Stay Sunday Night, Take Monday Off
In a new article from The New York Times writer Seth Kugel, a new trend of enjoying Sunday night as a part of the weekend is analyzed. Kugel writes that NYC & Company, the cities tourism agency, has been promoting tourists to stay for Sunday night as well and just take Monday off. Here’s a selection on what to do on Sunday nights.
So all that’s left is to figure out how you’re going to spend the extra evening. Here are some easy ideas: book a reservation in a restaurant like the Union Square Cafe, where it is impossible to get a table before 10 p.m. on Saturdays without performing feats of telephone acrobatics. You have a good shot at a 7:30 table on Sunday by calling just a few days in advance. You’ll also find much better seats for the handful of Broadway shows that have Sunday evening performances (“Avenue Q,” “The Color Purple” or “The 25th Annual Putnam County Spelling Bee,” for example). Or just enjoy the city’s more relaxed, just-between-us-New Yorkers feeling that is absent on busy Friday and Saturday night.
There are also deals and events you’ll find only on Sunday. Zarela, in Midtown, one of the first upscale Mexican places to open in New York (in 1987), has a long-running Sunday prix fixe dinner whose price seems out of the ’80s as well. The $20 three-course meal, including wine, changes seasonally and might include cochinita pibil (a pork dish from the Yucatán) or other Mexican regional cuisines. The décor is not modern or slick, but the place, like Zarela Martinez, is about honest food, not hip imagery. (To wit: the featured video on zarela.com features the owner showing how to render lard.)
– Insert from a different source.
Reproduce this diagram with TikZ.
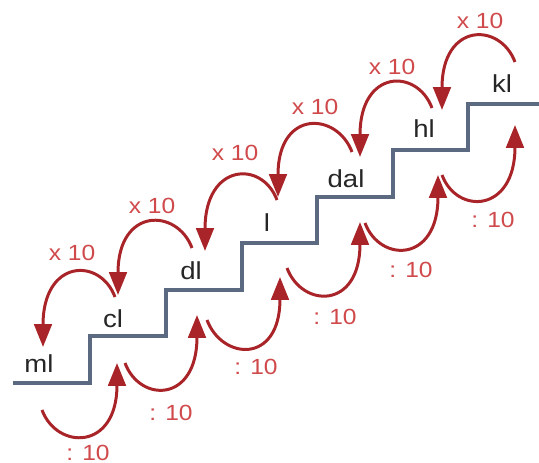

And Aroma, a wine bar and Italian restaurant in a small space with 24 seats wedged into East Third Street, has a $25 prix fixe, with live Spanish and South American guitar and a menu that can change slightly every Sunday (hope the zucchini parmigiana and Sicilian meatloaf stick around). See if you can reserve one of the few tables in the back (not that there are that many tables in the front); it’s cozy, less busy, and romantic, with views of the wall of the building next door. Hey, this is dinner in New York for $25 — don’t complain.